On day one hundred and seventy of my temporary working from home I attended a meeting where I was told to think about how I was going to transition to a permanent working from home scenario. That’s corporate-speak for things just got real, so maybe buy a comfortable chair and clean up your home office because you’re going to be there for a while.
We started making pandemic sourdough on the same afternoon I came home from the office. I’d stopped at the grocery store and there was literally no flour to buy and the shelves were half-bare. It was a reaction to the reality that we had enough supplies to bake a few dozen loaves of bread if… y’know… nothing else was available.
Things have settled.
We wear a mask to the store, limit our visits to once per week, and the shelves are nearly fully stocked if with some weird items sometimes being limited or quietly missing. Groceries are 99% normal even if the experience of getting them is not.
But I still like my sourdough, and we’ve bought barely enough store bread to fill a reusable shopping bag in the nearly six months of pandemic-mode living.
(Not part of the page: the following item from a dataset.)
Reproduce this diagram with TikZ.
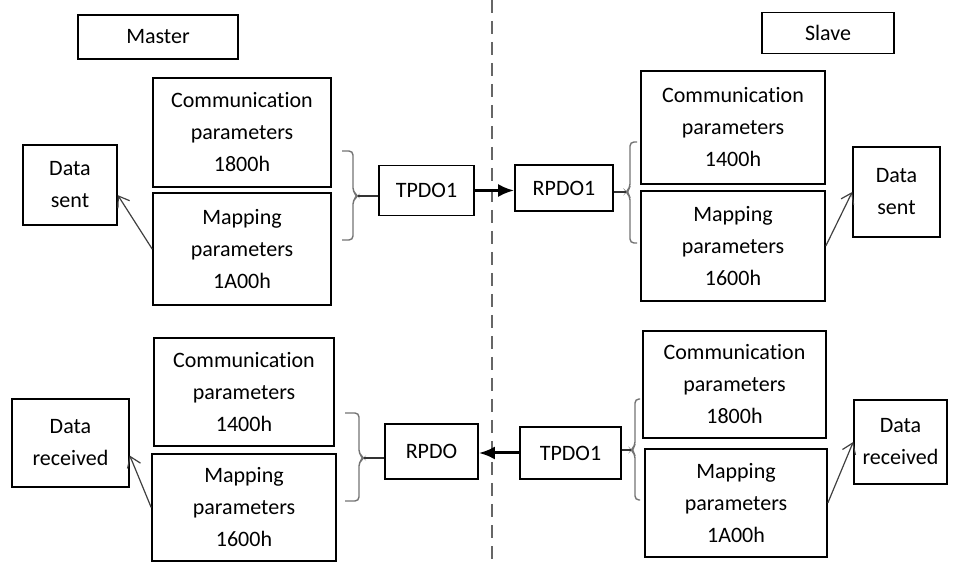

When last night I pulled loaves 83 and 84 from the oven it was just another evening baking exercise, so routine now that I was fitting it in between other things.
The Kid has requested softer crusts, so I bake at a lower, longer temperature.
The proofs are a little more casual, and my rises need some work and better timing.
The loaf pans could use some TLC, but have become a permanent fixture on the counter because they’re rarely cool long enough to both putting into a cupboard.
And bread, and bread, and more bread.
Eighty four loaves of pandemic sourdough, and where I once thought a hundred seemed far fetched, it now seems inevitable — and not even the final milestone on the “Achievement Unlocked!” badge for covid-themed cooking.
…I really should have been more serious about making jam.